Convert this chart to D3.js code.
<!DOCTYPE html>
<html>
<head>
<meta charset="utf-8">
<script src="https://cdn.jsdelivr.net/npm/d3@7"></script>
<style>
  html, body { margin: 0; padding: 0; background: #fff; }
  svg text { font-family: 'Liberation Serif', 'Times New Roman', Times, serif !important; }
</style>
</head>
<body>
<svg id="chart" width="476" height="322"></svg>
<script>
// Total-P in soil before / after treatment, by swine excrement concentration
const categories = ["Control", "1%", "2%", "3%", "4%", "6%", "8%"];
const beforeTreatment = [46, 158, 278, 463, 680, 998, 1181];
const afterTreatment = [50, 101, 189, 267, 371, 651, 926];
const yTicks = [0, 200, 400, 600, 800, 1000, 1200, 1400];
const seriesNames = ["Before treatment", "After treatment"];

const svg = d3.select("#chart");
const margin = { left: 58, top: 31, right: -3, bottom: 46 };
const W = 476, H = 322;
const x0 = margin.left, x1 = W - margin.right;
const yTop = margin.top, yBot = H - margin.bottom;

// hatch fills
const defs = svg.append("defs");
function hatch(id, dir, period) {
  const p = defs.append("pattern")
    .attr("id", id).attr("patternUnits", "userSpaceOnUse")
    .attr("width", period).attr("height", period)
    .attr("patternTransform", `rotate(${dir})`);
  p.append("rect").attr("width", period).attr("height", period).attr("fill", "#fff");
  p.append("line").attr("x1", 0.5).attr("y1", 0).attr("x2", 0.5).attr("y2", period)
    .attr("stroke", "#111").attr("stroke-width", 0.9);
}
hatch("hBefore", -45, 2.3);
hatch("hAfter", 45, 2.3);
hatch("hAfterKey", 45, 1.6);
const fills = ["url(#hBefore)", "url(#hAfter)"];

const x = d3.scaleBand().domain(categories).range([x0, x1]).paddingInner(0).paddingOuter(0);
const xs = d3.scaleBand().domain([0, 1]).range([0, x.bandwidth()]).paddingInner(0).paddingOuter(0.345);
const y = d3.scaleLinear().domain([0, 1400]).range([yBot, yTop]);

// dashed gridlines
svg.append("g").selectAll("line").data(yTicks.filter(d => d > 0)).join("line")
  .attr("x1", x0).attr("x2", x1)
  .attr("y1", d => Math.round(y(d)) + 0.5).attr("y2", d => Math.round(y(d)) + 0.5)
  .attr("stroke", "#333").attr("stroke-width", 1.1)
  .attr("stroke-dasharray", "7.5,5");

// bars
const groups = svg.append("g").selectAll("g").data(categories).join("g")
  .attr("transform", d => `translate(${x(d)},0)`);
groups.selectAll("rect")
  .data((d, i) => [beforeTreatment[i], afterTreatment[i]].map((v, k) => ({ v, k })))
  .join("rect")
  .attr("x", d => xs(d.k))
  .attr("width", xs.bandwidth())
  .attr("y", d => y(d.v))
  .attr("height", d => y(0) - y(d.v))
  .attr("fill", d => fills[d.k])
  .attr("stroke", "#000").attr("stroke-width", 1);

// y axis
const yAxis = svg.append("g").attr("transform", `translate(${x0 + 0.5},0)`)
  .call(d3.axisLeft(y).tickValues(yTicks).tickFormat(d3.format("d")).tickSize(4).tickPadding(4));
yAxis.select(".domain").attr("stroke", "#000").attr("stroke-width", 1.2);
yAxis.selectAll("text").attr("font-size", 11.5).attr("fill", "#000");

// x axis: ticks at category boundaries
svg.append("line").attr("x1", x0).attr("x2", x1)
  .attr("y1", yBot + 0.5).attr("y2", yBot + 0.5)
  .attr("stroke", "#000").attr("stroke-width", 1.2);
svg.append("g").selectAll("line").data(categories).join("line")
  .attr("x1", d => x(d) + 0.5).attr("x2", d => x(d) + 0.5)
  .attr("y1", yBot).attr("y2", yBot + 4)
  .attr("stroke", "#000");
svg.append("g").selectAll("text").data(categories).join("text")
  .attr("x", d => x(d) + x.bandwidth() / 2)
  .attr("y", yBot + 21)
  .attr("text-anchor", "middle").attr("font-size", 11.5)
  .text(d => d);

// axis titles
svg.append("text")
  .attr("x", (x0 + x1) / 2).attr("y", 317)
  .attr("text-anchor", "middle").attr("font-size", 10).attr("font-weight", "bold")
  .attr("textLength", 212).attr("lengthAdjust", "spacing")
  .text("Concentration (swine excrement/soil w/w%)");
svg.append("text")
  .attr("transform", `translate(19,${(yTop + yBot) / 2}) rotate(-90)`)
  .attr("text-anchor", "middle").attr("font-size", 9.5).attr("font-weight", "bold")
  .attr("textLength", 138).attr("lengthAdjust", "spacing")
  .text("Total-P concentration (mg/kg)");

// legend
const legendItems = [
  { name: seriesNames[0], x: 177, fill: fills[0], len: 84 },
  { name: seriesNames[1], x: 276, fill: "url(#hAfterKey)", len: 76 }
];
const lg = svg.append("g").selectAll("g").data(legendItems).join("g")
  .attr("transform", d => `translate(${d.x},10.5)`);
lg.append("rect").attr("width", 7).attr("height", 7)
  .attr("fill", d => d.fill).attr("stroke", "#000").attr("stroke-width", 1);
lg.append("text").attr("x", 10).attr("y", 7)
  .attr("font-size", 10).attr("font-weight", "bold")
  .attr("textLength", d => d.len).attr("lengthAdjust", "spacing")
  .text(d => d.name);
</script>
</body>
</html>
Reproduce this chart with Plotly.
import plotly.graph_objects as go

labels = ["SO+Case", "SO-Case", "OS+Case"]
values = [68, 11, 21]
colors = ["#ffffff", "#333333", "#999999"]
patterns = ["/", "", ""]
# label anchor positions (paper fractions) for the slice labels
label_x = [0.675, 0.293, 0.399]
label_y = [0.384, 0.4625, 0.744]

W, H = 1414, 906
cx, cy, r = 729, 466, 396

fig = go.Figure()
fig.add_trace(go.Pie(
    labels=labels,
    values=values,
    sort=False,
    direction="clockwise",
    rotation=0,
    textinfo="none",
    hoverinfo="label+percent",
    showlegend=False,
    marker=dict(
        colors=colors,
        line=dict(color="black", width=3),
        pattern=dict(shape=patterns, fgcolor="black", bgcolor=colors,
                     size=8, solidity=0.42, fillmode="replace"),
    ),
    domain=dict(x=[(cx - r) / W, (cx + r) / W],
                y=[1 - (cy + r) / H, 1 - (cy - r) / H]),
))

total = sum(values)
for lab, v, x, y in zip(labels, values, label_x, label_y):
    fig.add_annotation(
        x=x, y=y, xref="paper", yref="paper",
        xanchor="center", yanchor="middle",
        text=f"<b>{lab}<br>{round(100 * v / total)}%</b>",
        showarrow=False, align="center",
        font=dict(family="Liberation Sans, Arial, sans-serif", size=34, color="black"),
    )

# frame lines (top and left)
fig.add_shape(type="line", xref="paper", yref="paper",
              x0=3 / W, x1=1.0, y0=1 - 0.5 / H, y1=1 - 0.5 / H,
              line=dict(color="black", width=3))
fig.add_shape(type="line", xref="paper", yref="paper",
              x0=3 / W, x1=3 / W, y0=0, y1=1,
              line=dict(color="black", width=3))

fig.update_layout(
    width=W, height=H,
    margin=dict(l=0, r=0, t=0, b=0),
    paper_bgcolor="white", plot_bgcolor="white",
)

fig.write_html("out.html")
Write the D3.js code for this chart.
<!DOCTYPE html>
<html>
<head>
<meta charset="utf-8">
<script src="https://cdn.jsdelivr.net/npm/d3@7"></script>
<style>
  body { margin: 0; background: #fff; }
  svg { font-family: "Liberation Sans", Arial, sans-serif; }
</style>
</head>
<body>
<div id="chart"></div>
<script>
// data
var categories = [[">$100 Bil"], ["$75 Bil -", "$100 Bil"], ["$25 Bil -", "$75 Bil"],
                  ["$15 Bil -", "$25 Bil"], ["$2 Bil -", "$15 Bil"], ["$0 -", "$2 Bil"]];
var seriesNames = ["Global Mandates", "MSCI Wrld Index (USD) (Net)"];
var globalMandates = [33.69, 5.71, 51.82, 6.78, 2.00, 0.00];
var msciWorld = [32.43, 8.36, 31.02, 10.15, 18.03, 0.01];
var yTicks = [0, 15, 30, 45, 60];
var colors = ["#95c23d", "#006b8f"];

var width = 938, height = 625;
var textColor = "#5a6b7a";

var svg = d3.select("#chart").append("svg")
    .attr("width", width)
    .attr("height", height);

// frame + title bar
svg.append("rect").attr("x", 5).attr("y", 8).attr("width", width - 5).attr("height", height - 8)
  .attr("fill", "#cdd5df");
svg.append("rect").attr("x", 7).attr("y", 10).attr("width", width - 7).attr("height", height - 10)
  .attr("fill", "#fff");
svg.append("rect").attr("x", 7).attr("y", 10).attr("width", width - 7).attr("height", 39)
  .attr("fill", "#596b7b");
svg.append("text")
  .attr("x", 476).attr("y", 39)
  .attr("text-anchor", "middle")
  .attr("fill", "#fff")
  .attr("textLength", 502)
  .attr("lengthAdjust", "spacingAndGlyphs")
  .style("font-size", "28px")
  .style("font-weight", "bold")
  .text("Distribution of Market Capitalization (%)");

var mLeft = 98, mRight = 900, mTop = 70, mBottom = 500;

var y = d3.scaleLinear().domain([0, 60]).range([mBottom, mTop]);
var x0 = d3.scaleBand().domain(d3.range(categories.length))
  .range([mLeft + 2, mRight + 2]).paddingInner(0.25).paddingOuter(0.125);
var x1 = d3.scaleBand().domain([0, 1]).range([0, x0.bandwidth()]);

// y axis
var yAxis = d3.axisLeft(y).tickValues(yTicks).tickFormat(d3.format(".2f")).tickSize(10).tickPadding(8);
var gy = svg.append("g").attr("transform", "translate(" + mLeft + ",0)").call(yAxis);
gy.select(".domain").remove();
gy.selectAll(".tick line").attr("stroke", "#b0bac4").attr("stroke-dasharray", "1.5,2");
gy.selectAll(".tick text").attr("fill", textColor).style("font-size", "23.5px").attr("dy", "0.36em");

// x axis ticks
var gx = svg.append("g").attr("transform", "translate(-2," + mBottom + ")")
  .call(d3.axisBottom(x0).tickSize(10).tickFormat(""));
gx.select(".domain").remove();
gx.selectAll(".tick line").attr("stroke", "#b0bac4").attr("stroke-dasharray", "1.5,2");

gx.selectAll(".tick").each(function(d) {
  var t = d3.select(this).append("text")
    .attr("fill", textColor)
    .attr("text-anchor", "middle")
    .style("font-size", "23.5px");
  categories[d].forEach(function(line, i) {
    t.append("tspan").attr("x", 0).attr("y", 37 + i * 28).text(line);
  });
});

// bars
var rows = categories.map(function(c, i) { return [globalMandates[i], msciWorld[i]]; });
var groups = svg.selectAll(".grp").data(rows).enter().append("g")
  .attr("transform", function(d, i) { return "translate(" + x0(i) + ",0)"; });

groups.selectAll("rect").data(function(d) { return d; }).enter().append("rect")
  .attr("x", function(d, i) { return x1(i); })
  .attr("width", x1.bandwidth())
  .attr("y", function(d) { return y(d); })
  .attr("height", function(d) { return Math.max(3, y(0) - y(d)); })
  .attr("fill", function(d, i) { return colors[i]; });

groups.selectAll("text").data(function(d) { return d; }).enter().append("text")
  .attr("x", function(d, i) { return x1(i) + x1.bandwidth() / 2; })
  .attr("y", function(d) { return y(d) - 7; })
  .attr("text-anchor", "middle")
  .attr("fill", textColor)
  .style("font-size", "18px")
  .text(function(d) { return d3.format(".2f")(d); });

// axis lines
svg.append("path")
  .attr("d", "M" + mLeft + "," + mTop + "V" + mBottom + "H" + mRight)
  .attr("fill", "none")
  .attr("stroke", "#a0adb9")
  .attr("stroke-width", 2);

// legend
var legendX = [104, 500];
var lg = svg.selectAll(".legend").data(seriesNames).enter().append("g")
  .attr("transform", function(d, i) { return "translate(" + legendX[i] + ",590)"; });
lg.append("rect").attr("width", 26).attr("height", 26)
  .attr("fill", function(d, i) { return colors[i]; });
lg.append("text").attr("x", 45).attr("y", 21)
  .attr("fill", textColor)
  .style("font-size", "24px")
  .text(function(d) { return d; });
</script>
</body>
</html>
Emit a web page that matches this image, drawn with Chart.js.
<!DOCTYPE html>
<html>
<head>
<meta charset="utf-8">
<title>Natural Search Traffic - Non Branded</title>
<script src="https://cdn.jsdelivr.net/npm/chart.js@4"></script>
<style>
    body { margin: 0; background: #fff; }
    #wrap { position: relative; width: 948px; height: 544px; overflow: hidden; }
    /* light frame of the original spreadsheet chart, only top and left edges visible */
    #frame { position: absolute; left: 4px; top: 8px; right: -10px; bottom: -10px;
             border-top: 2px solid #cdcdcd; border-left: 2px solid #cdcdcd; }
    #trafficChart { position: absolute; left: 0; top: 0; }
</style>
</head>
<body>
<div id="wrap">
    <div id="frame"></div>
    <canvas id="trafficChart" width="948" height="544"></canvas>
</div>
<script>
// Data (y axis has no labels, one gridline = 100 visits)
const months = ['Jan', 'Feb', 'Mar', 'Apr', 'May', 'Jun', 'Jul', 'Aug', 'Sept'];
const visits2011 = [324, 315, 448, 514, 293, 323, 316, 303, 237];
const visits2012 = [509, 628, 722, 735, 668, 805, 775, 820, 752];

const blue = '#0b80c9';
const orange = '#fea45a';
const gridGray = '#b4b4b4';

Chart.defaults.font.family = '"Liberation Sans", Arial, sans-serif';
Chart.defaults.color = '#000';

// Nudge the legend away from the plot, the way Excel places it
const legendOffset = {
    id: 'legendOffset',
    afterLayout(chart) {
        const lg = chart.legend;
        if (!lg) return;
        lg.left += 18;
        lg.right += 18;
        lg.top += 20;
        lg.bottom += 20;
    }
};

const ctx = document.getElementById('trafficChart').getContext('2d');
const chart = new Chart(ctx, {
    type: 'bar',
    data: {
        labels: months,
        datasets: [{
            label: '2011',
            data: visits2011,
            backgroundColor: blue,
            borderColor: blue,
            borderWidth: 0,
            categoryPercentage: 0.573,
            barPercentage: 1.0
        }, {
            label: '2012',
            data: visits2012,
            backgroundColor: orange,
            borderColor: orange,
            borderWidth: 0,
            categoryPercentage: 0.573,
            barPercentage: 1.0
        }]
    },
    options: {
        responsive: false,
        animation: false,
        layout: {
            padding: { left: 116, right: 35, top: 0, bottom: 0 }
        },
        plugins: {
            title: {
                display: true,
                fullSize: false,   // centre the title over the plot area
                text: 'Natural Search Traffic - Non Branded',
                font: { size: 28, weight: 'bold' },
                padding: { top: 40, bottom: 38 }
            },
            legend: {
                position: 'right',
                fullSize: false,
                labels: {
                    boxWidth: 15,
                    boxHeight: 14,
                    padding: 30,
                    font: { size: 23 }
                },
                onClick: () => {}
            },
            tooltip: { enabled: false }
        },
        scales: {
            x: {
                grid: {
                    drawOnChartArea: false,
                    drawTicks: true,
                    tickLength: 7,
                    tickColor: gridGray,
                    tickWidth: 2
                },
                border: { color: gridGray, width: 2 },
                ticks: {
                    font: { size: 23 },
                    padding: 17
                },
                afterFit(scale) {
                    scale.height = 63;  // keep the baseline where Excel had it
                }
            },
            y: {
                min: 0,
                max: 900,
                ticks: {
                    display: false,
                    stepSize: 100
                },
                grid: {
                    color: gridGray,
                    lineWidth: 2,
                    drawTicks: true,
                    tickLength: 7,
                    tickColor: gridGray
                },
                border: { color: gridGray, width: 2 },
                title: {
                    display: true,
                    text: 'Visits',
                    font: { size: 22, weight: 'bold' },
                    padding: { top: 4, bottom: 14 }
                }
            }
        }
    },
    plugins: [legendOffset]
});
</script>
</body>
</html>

┄┄┄┄┄┄┄┄┄┄

- _WHAT THE TASK REQUIRES_
Extract every line above that contains the word "code".

- _CORRECT RESPONSE_
Convert this chart to D3.js code.
Write the D3.js code for this chart.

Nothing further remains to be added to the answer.